Just delete this line and it will work in all versions of GNU make.
In fact, the above doesn't do what you seem to think it does. The
export command in make is not identical to the export command in the
shell; in the shell each variable is assigned to the single word after
the "=" sign. In make, the variable is assigned to the entire rest of
the line. So, in your example, MAKEOVERRIDES is set to:
a_b=ok\ ab\ $${FOO}\ a_b=XXX a-b=ok\ ab\ $$(FOO)\ a-b=XXX
Then the export command expands to:
export a_b=ok\ ab\ $${FOO}\ a_b=XXX a-b=ok\ ab\ $$(FOO)\ a-b=XXX
What does this do? It sets the variable "a_b" to contain the rest of
the line: "ok\ ab\ $${FOO}\ a_b=XXX a-b=ok\ ab\ $$(FOO)\ a-b=XXX"

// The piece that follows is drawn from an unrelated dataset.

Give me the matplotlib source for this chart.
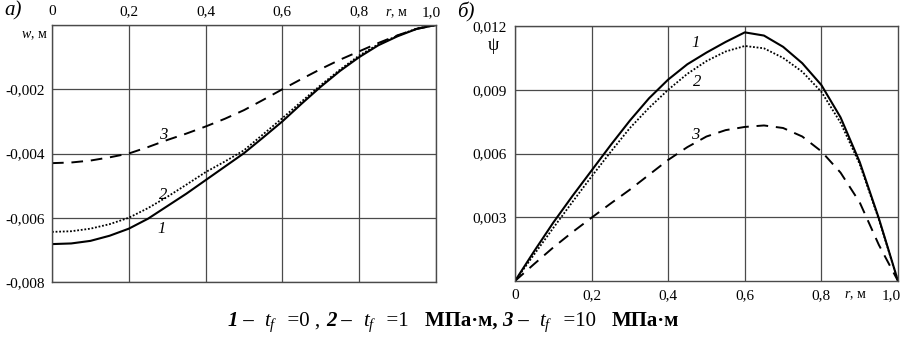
import matplotlib
matplotlib.use("Agg")
import matplotlib.pyplot as plt
from matplotlib.offsetbox import TextArea, HPacker, AnchoredOffsetbox

plt.rcParams['font.family'] = ['Liberation Serif', 'DejaVu Serif']
plt.rcParams['mathtext.fontset'] = 'custom'
plt.rcParams['mathtext.rm'] = 'Liberation Serif'
plt.rcParams['mathtext.it'] = 'Liberation Serif:italic'
plt.rcParams['mathtext.bf'] = 'Liberation Serif:bold'

# ---- data ----
r = [0.0, 0.05, 0.1, 0.15, 0.2, 0.25, 0.3, 0.35, 0.4, 0.45, 0.5,
     0.55, 0.6, 0.65, 0.7, 0.75, 0.8, 0.85, 0.9, 0.95, 1.0]

w1 = [-0.00682, -0.00680, -0.00672, -0.00656, -0.00634, -0.00603, -0.00564,
      -0.00525, -0.00483, -0.00441, -0.00399, -0.00350, -0.00300, -0.00245,
      -0.00192, -0.00143, -0.00100, -0.00063, -0.00035, -0.00012, 0.0]
w2 = [-0.00644, -0.00642, -0.00634, -0.00620, -0.00600, -0.00570, -0.00535,
      -0.00497, -0.00458, -0.00425, -0.00390, -0.00340, -0.00290, -0.00238,
      -0.00187, -0.00139, -0.00095, -0.00060, -0.00033, -0.00011, 0.0]
w3 = [-0.00430, -0.00428, -0.00422, -0.00412, -0.00400, -0.00380, -0.00358,
      -0.00338, -0.00316, -0.00292, -0.00265, -0.00233, -0.00200, -0.00168,
      -0.00137, -0.00108, -0.00082, -0.00056, -0.00032, -0.00012, 0.0]

psi1 = [0.0, 0.00140, 0.00275, 0.00400, 0.00520, 0.00640, 0.00755, 0.00860,
        0.00948, 0.01020, 0.01075, 0.01125, 0.01170, 0.01155, 0.01102,
        0.01025, 0.00922, 0.00770, 0.00560, 0.00295, 0.0]
psi2 = [0.0, 0.00125, 0.00250, 0.00372, 0.00492, 0.00608, 0.00720, 0.00815,
        0.00900, 0.00975, 0.01035, 0.01080, 0.01106, 0.01095, 0.01050,
        0.00985, 0.00890, 0.00745, 0.00550, 0.00290, 0.0]
psi3 = [0.0, 0.00080, 0.00158, 0.00230, 0.00298, 0.00365, 0.00430, 0.00500,
        0.00570, 0.00630, 0.00680, 0.00710, 0.00725, 0.00732, 0.00720,
        0.00680, 0.00610, 0.00510, 0.00370, 0.00170, 0.0]

x_ticks = [0.0, 0.2, 0.4, 0.6, 0.8, 1.0]
x_ticklabels = ["0", "0,2", "0,4", "0,6", "0,8", "1,0"]
w_ticks = [-0.008, -0.006, -0.004, -0.002]
w_ticklabels = ["-0,008", "-0,006", "-0,004", "-0,002"]
psi_ticks = [0.003, 0.006, 0.009, 0.012]
psi_ticklabels = ["0,003", "0,006", "0,009", "0,012"]

W, H = 909, 339
fig = plt.figure(figsize=(W / 100, H / 100), dpi=100)

def fx(px):
    return px / W

def fy(py):
    return 1 - py / H

grid_c = '#4a4a4a'
tick_fs = 11

axL = fig.add_axes([fx(52), fy(282), fx(436 - 52), (282 - 25) / H])
axR = fig.add_axes([fx(515), fy(281), fx(898 - 515), (281 - 26) / H])

for ax in (axL, axR):
    for s in ax.spines.values():
        s.set_color(grid_c)
        s.set_linewidth(1.0)
    ax.set_xlim(0, 1.0)
    ax.tick_params(length=0, labelsize=tick_fs, colors='black')
    ax.grid(True, color=grid_c, linewidth=0.9)
    ax.set_axisbelow(True)

# Left panel
axL.set_ylim(-0.008, 0)
axL.plot(r, w1, color='black', lw=1.5, ls='-')
axL.plot(r, w2, color='black', lw=1.3, ls=(0, (1, 1)))
axL.plot(r, w3, color='black', lw=1.4, ls=(0, (6, 4)))
axL.set_xticks(x_ticks[:-1])
axL.set_xticklabels(x_ticklabels[:-1])
axL.xaxis.tick_top()
axL.tick_params(axis='x', pad=5)
axL.set_yticks(w_ticks + [0.0])
axL.set_yticklabels(w_ticklabels + [""])
axL.tick_params(axis='y', pad=5)
axL.axvline(1.0, color=grid_c, lw=0.9)

# Right panel
axR.set_ylim(0, 0.012)
axR.plot(r, psi1, color='black', lw=1.5, ls='-')
axR.plot(r, psi2, color='black', lw=1.3, ls=(0, (1, 1)))
axR.plot(r, psi3, color='black', lw=1.4, ls=(0, (6, 4)))
axR.set_xticks(x_ticks[:-1])
axR.set_xticklabels(x_ticklabels[:-1])
axR.tick_params(axis='x', pad=6)
axR.set_yticks(psi_ticks)
axR.set_yticklabels(psi_ticklabels)
axR.tick_params(axis='y', pad=6)

# extra labels
fig.text(fx(431), fy(13), "1,0", fontsize=tick_fs, ha='center', va='center')
fig.text(fx(396), fy(13), "$r$, м", fontsize=tick_fs - 1, ha='center', va='center')
fig.text(fx(48), fy(35), "$w$, м", fontsize=tick_fs - 1, ha='right', va='center')
fig.text(fx(891), fy(296), "1,0", fontsize=tick_fs, ha='center', va='center')
fig.text(fx(855), fy(296), "$r$, м", fontsize=tick_fs - 1, ha='center', va='center')
fig.text(fx(493), fy(45), "ψ", fontsize=13, ha='center', va='center')
fig.text(fx(4), fy(11), "а)", fontsize=15, ha='left', va='center', style='italic')
fig.text(fx(457), fy(12), "б)", fontsize=15, ha='left', va='center', style='italic')

# curve labels
lab_fs = 12
fig.text(fx(163), fy(135), "3", fontsize=lab_fs, style='italic', ha='center', va='center')
fig.text(fx(163), fy(195), "2", fontsize=lab_fs, style='italic', ha='center', va='center')
fig.text(fx(162), fy(229), "1", fontsize=lab_fs, style='italic', ha='center', va='center')
fig.text(fx(696), fy(43), "1", fontsize=lab_fs, style='italic', ha='center', va='center')
fig.text(fx(697), fy(82), "2", fontsize=lab_fs, style='italic', ha='center', va='center')
fig.text(fx(695), fy(135), "3", fontsize=lab_fs, style='italic', ha='center', va='center')

# caption
cfs = 15
bi = dict(fontsize=cfs, fontweight='bold', style='italic')
b = dict(fontsize=cfs, fontweight='bold')
n = dict(fontsize=cfs)
parts = [("1", bi), (" –  ", b), ("$t_f$", n), ("  =0 , ", n),
         ("2", bi), (" –  ", b), ("$t_f$", n), ("  =1   ", n), ("МПа·м, ", b),
         ("3", bi), (" –  ", b), ("$t_f$", n), ("  =10   ", n), ("МПа·м", b)]
boxes = [TextArea(t, textprops=p) for t, p in parts]
pack = HPacker(children=boxes, align='baseline', pad=0, sep=0)
anch = AnchoredOffsetbox(loc='center', child=pack, pad=0, borderpad=0, frameon=False,
                         bbox_to_anchor=(fx(453), fy(322)), bbox_transform=fig.transFigure)
fig.add_artist(anch)

fig.savefig("out.png", dpi=100)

It does not set the a-b variable at all.
However this doesn't matter because command-line setting of a_b
overrides the in-makefile setting and so this command is effectively
equivalent to:
export a_b
which is not relevant normally, because the sub-make will have the
command-line override value set anyway.
When you provide the "-e" flag you're telling make that it should
prefer the values from the environment. I'm not sure why this isn't
working the same way, so it's possible there's an issue here.
But, "export ${MAKEOVERRIDES}" has never been a useful thing to do.